Everyone high fives each other all the time for no reason at Bonnaroo, but during “You May Be Right” (a.k.a. the song that goes “it just may be a lunatic you're looking for”; you know it), as some people began to file out in preparation for their long drives home, a legitimate train of high five giving broke out. Once again, everything about the moment had come together. Bonnaroo and Billy Joel! How thrilling, by the way, was it to hear this guy, who's basically at the level of mythical entity where you cease to seem real and also probably get your face on money, say the word Bonnaroo? Anyway, we were all the lunatics that we were looking for, and we had all found each other, and we were all high fiving. All our dreams about positivity and finding the perfect moment this weekend had come together. We didn't need the reminder, but when Billy Joel closed out the show with the epic—and I mean that in the true, Greek epic sense—“Only the Good Die Young” we were all prepared to seize the moment and live like this, on the edge, having fun, forever.

Advertisement

But the true moment that captured the power of Billy Joel, that gave me chills, that made Bonnaroo float off into space and feel realer than anything had ever felt, came a few songs earlier, in the last song before the encore. Billy Joel played the inevitable: “Piano Man.” If it's not the greatest song ever written then it's certainly among top five. It captures such a specific experience, yet it is totally universal. It's a song about solitude that demands a group chorus. It transforms the loneliness of its characters, who have found that this bar is better than drinking alone, into togetherness for its listeners. It is alchemical, and its gold is the beauty of life itself.

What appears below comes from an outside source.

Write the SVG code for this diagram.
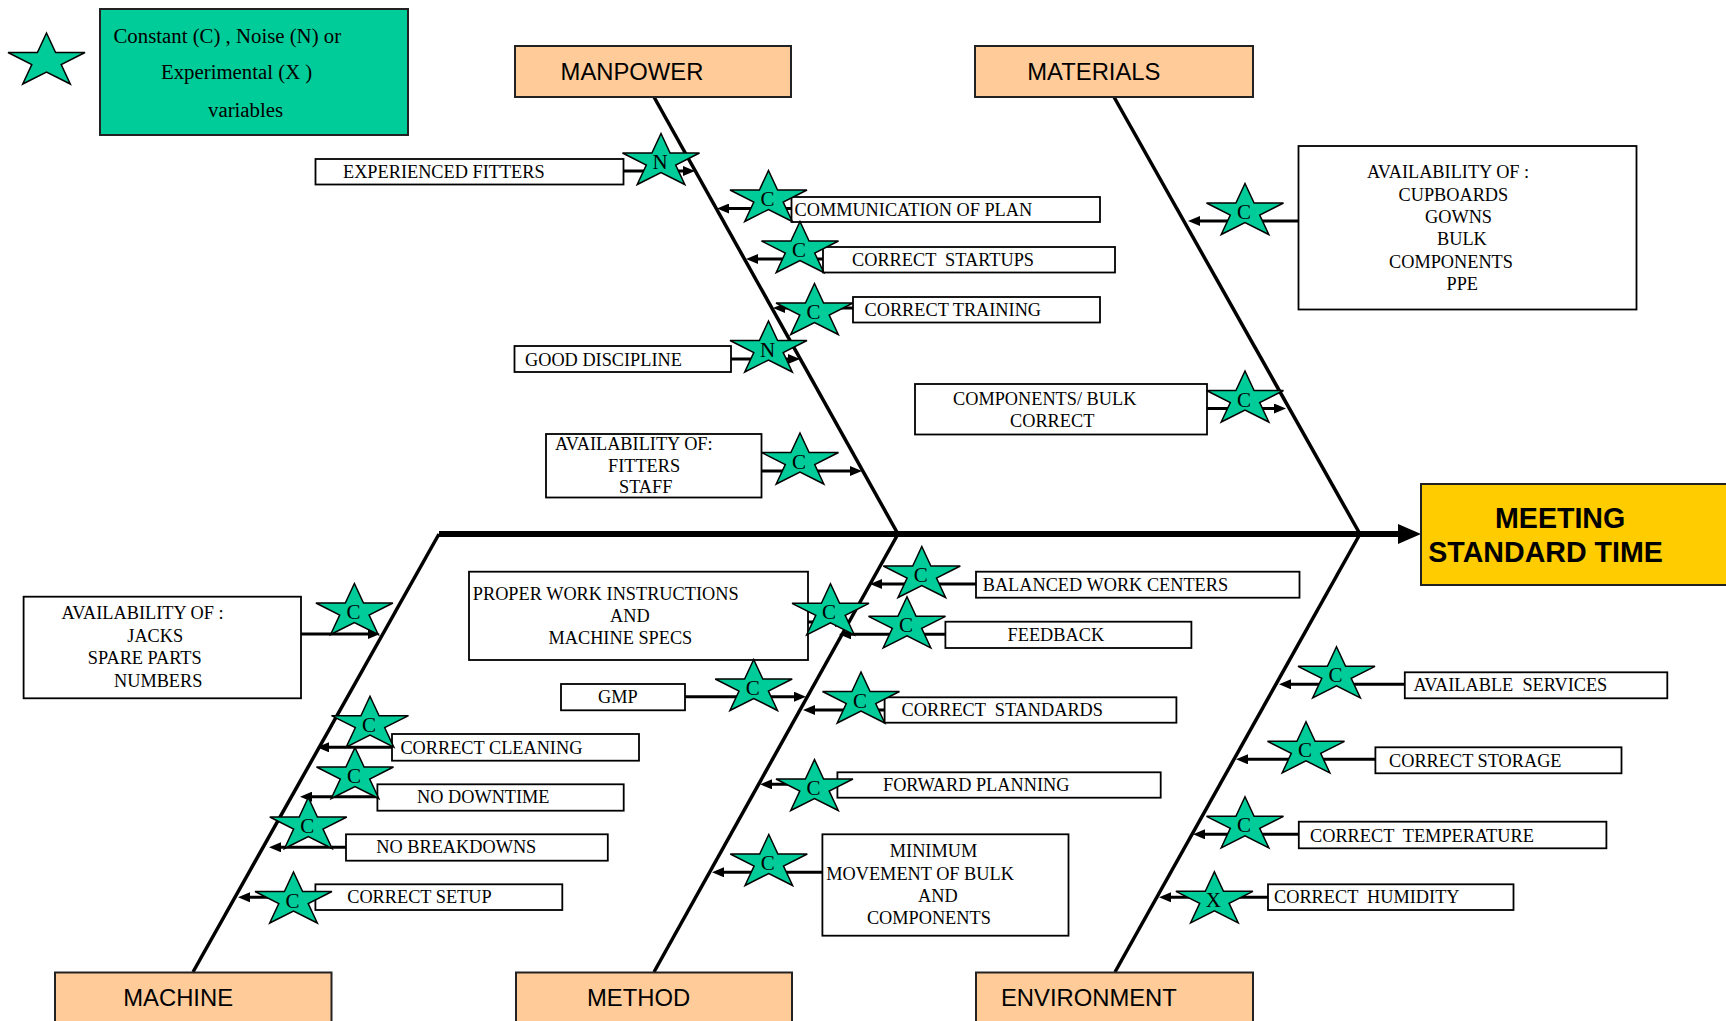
<svg xmlns="http://www.w3.org/2000/svg" xmlns:xlink="http://www.w3.org/1999/xlink" width="1726" height="1021" viewBox="0 0 1726 1021">
<style>
.bg{fill:#fff}
.cb{fill:#fff;stroke:#000;stroke-width:1.8}
.ct{font-family:'Liberation Serif','Times New Roman',serif;font-size:18.3px;fill:#000}
.hb{fill:#FFCC99;stroke:#222;stroke-width:2}
.ht{font-family:'Liberation Sans',Arial,sans-serif;font-size:23.8px;fill:#000}
.st{fill:#00CC99;stroke:#000;stroke-width:1.5}
.sl{font-family:'Liberation Serif','Times New Roman',serif;font-size:21px;fill:#000;text-anchor:middle}
.bone{stroke:#000;stroke-width:3.5;fill:none}
.arr{stroke:#000;stroke-width:3;fill:none;marker-end:url(#ah)}
.lt{font-family:'Liberation Serif','Times New Roman',serif;font-size:20.8px;fill:#000}
.et{font-family:'Liberation Sans',Arial,sans-serif;font-size:28.6px;font-weight:bold;fill:#000}
</style>
<defs>
<path id="star" d="M0,-25.5 L9.1,-6 L38.5,-6 L14.7,6 L23.8,25.5 L0,13.5 L-23.8,25.5 L-14.7,6 L-38.5,-6 L-9.1,-6 Z"/>
<marker id="ah" viewBox="0 0 12 10" refX="6" refY="5" markerWidth="12" markerHeight="10" markerUnits="userSpaceOnUse" orient="auto">
<path d="M0,0 L12,5 L0,10 Z" fill="#000"/>
</marker>
</defs>
<rect class="bg" x="0" y="0" width="1726" height="1021"/>

<g id="connectors">
<path class="bone" d="M654,97 L898,534"/>
<path class="bone" d="M1114,97 L1360,534"/>
<path class="bone" d="M439,534 L193,972"/>
<path class="bone" d="M898,534 L654,972"/>
<path class="bone" d="M1360,534 L1115,972"/>
<path d="M439,534 H1400" stroke="#000" stroke-width="6" fill="none"/>
<path d="M1398,524 L1421,534 L1398,544 Z" fill="#000"/>
<path class="arr" d="M624,171 H689"/>
<path class="arr" d="M791.5,208.5 H723"/>
<path class="arr" d="M823,259 H752"/>
<path class="arr" d="M853,308 H779"/>
<path class="arr" d="M731,359 H794"/>
<path class="arr" d="M761.5,471 H856"/>
<path class="arr" d="M1298,221 H1194"/>
<path class="arr" d="M1207,408.5 H1280"/>
<path class="arr" d="M301,634 H374"/>
<path class="arr" d="M392,747.3 H323"/>
<path class="arr" d="M377.4,796.7 H306"/>
<path class="arr" d="M346,847.3 H275"/>
<path class="arr" d="M315.4,897.3 H244"/>
<path class="arr" d="M808,622 H841"/>
<path class="arr" d="M685,696.7 H800"/>
<path class="arr" d="M976,584 H876"/>
<path class="arr" d="M945.4,634.3 H845"/>
<path class="arr" d="M884.6,710 H809"/>
<path class="arr" d="M837.4,784.3 H766"/>
<path class="arr" d="M822.4,872.3 H718"/>
<path class="arr" d="M1404.8,684.3 H1285"/>
<path class="arr" d="M1375.4,759.3 H1242"/>
<path class="arr" d="M1298.8,834.3 H1199"/>
<path class="arr" d="M1268,897.3 H1165"/>
</g>

<g id="legend">
<use href="#star" class="st" x="46.5" y="58.5"/>
<rect x="100" y="9" width="308" height="126" fill="#00CC99" stroke="#222" stroke-width="2"/>
<text class="lt" x="113.5" y="43">Constant (C) , Noise (N) or</text>
<text class="lt" x="161" y="79">Experimental (X )</text>
<text class="lt" x="208" y="117">variables</text>
</g>

<g id="manpower"><rect class="hb" x="515" y="46" width="276" height="51"/><text class="ht" x="560.6" y="80">MANPOWER</text></g>
<g id="materials"><rect class="hb" x="975" y="46" width="278" height="51"/><text class="ht" x="1027.3" y="79.6">MATERIALS</text></g>
<g id="machine"><rect class="hb" x="55" y="972.5" width="276.5" height="55"/><text class="ht" x="123.3" y="1006">MACHINE</text></g>
<g id="method"><rect class="hb" x="516" y="972.5" width="276" height="55"/><text class="ht" x="587" y="1005.5">METHOD</text></g>
<g id="environment"><rect class="hb" x="976" y="972.5" width="277" height="55"/><text class="ht" x="1001" y="1005.5">ENVIRONMENT</text></g>

<g id="effect">
<rect x="1421" y="484" width="320" height="101" fill="#FFCC00" stroke="#222" stroke-width="2"/>
<text class="et" x="1495" y="528.3">MEETING</text>
<text class="et" x="1428.3" y="562.3">STANDARD TIME</text>
</g>

<g id="experienced-fitters"><rect class="cb" x="315.5" y="159" width="308" height="25.5"/><text class="ct" x="343" y="178">EXPERIENCED FITTERS</text><use href="#star" class="st" x="661" y="159"/><text class="sl" x="660" y="168.5">N</text></g>
<g id="communication-of-plan"><rect class="cb" x="791.5" y="197" width="308.5" height="25"/><text class="ct" x="794.5" y="215.5">COMMUNICATION OF PLAN</text><use href="#star" class="st" x="768.5" y="196"/><text class="sl" x="767.5" y="206">C</text></g>
<g id="correct-startups"><rect class="cb" x="823" y="247" width="292" height="25.5"/><text class="ct" x="852" y="266" xml:space="preserve">CORRECT  STARTUPS</text><use href="#star" class="st" x="800" y="247"/><text class="sl" x="799" y="257">C</text></g>
<g id="correct-training"><rect class="cb" x="853" y="297" width="247" height="25.5"/><text class="ct" x="864.5" y="316">CORRECT TRAINING</text><use href="#star" class="st" x="814.5" y="309"/><text class="sl" x="813.5" y="319">C</text></g>
<g id="good-discipline"><rect class="cb" x="514.5" y="346" width="216.5" height="26"/><text class="ct" x="525" y="366">GOOD DISCIPLINE</text><use href="#star" class="st" x="768.5" y="346.5"/><text class="sl" x="767.5" y="356.5">N</text></g>
<g id="availability-fitters"><rect class="cb" x="546" y="434" width="215.5" height="63.5"/><text class="ct" x="555" y="450">AVAILABILITY OF:</text><text class="ct" x="608" y="471.7">FITTERS</text><text class="ct" x="619" y="492.7">STAFF</text><use href="#star" class="st" x="800" y="458.5"/><text class="sl" x="799" y="468.5">C</text></g>

<g id="availability-cupboards"><rect class="cb" x="1298.5" y="146" width="338" height="163.5"/><text class="ct" x="1367" y="178">AVAILABILITY OF :</text><text class="ct" x="1398.5" y="201">CUPBOARDS</text><text class="ct" x="1425" y="222.7">GOWNS</text><text class="ct" x="1437" y="245">BULK</text><text class="ct" x="1389" y="268">COMPONENTS</text><text class="ct" x="1446.5" y="289.7">PPE</text><use href="#star" class="st" x="1245" y="209"/><text class="sl" x="1244" y="219">C</text></g>
<g id="components-bulk-correct"><rect class="cb" x="915" y="384" width="292" height="50.5"/><text class="ct" x="953" y="405">COMPONENTS/ BULK</text><text class="ct" x="1010" y="426.7">CORRECT</text><use href="#star" class="st" x="1245" y="396.5"/><text class="sl" x="1244" y="406.5">C</text></g>

<g id="availability-jacks"><rect class="cb" x="23.6" y="596.7" width="277.4" height="101.6"/><text class="ct" x="61.4" y="619.3">AVAILABILITY OF :</text><text class="ct" x="127.3" y="641.7">JACKS</text><text class="ct" x="87.8" y="664">SPARE PARTS</text><text class="ct" x="114" y="686.7">NUMBERS</text><use href="#star" class="st" x="354.4" y="609"/><text class="sl" x="353.4" y="619">C</text></g>
<g id="correct-cleaning"><rect class="cb" x="392" y="734" width="247" height="26.7"/><text class="ct" x="400.4" y="754">CORRECT CLEANING</text><use href="#star" class="st" x="370" y="721.7"/><text class="sl" x="369" y="731.7">C</text></g>
<g id="no-downtime"><rect class="cb" x="377.4" y="784.3" width="246.3" height="26.4"/><text class="ct" x="417" y="803.3">NO DOWNTIME</text><use href="#star" class="st" x="355" y="773"/><text class="sl" x="354" y="783">C</text></g>
<g id="no-breakdowns"><rect class="cb" x="346" y="834.3" width="261.8" height="26.4"/><text class="ct" x="376.3" y="853.3">NO BREAKDOWNS</text><use href="#star" class="st" x="308.3" y="823"/><text class="sl" x="307.3" y="833">C</text></g>
<g id="correct-setup"><rect class="cb" x="315.4" y="884.3" width="246.9" height="25.7"/><text class="ct" x="347.2" y="903.3">CORRECT SETUP</text><use href="#star" class="st" x="293.5" y="897.5"/><text class="sl" x="292.5" y="907.5">C</text></g>

<g id="proper-work-instructions"><rect class="cb" x="469" y="571.7" width="339" height="88.3"/><text class="ct" x="472.8" y="600">PROPER WORK INSTRUCTIONS</text><text class="ct" x="610" y="621.7">AND</text><text class="ct" x="548.5" y="644">MACHINE SPECS</text><use href="#star" class="st" x="830.5" y="609.3"/><text class="sl" x="829" y="619.3">C</text></g>
<g id="gmp"><rect class="cb" x="561" y="684" width="124" height="26.3"/><text class="ct" x="598" y="703.3">GMP</text><use href="#star" class="st" x="753.7" y="685"/><text class="sl" x="752.7" y="695">C</text></g>
<g id="balanced-work-centers"><rect class="cb" x="976" y="571.7" width="323.5" height="26"/><text class="ct" x="982.7" y="590.7">BALANCED WORK CENTERS</text><use href="#star" class="st" x="921.8" y="572"/><text class="sl" x="920.8" y="582">C</text></g>
<g id="feedback"><rect class="cb" x="945.4" y="621.7" width="246" height="26.3"/><text class="ct" x="1007.6" y="640.7">FEEDBACK</text><use href="#star" class="st" x="907" y="622.3"/><text class="sl" x="906" y="632.3">C</text></g>
<g id="correct-standards"><rect class="cb" x="884.6" y="697.3" width="291.8" height="25.4"/><text class="ct" x="901.6" y="716" xml:space="preserve">CORRECT  STANDARDS</text><use href="#star" class="st" x="861" y="697.5"/><text class="sl" x="860" y="707.5">C</text></g>
<g id="forward-planning"><rect class="cb" x="837.4" y="772.3" width="323.3" height="25.4"/><text class="ct" x="883" y="790.7">FORWARD PLANNING</text><use href="#star" class="st" x="814.5" y="785"/><text class="sl" x="813.5" y="795">C</text></g>
<g id="minimum-movement"><rect class="cb" x="822.4" y="834.3" width="246.1" height="101.4"/><text class="ct" x="889.8" y="857.3">MINIMUM</text><text class="ct" x="826.3" y="880">MOVEMENT OF BULK</text><text class="ct" x="918" y="902.3">AND</text><text class="ct" x="866.9" y="924.3">COMPONENTS</text><use href="#star" class="st" x="768.8" y="860"/><text class="sl" x="767.8" y="870">C</text></g>

<g id="available-services"><rect class="cb" x="1404.8" y="672.3" width="262.5" height="26"/><text class="ct" x="1413.4" y="691" xml:space="preserve">AVAILABLE  SERVICES</text><use href="#star" class="st" x="1336.5" y="672.3"/><text class="sl" x="1335.5" y="682.3">C</text></g>
<g id="correct-storage"><rect class="cb" x="1375.4" y="747.3" width="246.1" height="26"/><text class="ct" x="1389" y="766.7">CORRECT STORAGE</text><use href="#star" class="st" x="1306" y="747.3"/><text class="sl" x="1305" y="757.3">C</text></g>
<g id="correct-temperature"><rect class="cb" x="1298.8" y="821.7" width="307.6" height="26.6"/><text class="ct" x="1310" y="841.7" xml:space="preserve">CORRECT  TEMPERATURE</text><use href="#star" class="st" x="1245" y="822.3"/><text class="sl" x="1244" y="832.3">C</text></g>
<g id="correct-humidity"><rect class="cb" x="1268" y="884.3" width="245.5" height="25.7"/><text class="ct" x="1274" y="903.3" xml:space="preserve">CORRECT  HUMIDITY</text><use href="#star" class="st" x="1214.4" y="897.3"/><text class="sl" x="1213.4" y="907.3">X</text></g>
</svg>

It's a song about hopelessness that erases that hopelessness and turns it into hope: “I'm sure that I could be a movie star, if I could get out of this place,” one character says. And just in that line, the way it's sung and we rally around it, the possibility of escaping out of this place and really making this pipe dream happen comes to life. It's not unlike Bonnaroo itself, a playground where the infinite possibilities of life seem to stretch out ahead of us with extra clarity. The festival is a world in which you can sit around in the campground with a bunch of people you've just met and all decide with 100 percent certainty that you will go visit the friend you just made in Peru when he heads there next month. You don't even know his name, but you're in this together.

Artists often pull the trick of cutting out their vocals during a big lyric, but I've never heard it work like it did with “Piano Man” last night. For the final chorus, the lights shone out on the crowd and it took up the words in a roar, every syllable crystal clear. It was otherworldly. We were all in the mood for a melody, and Billy Joel had us feeling all right. Earlier in the day, Brandi Carlile had called the festival “the kingdom of Bonnaroo,” and now, for one last moment, we were living in that fantasy world. Here we were, with this melody, every one of us royalty, every one of us thrilled to be in this place, singing along.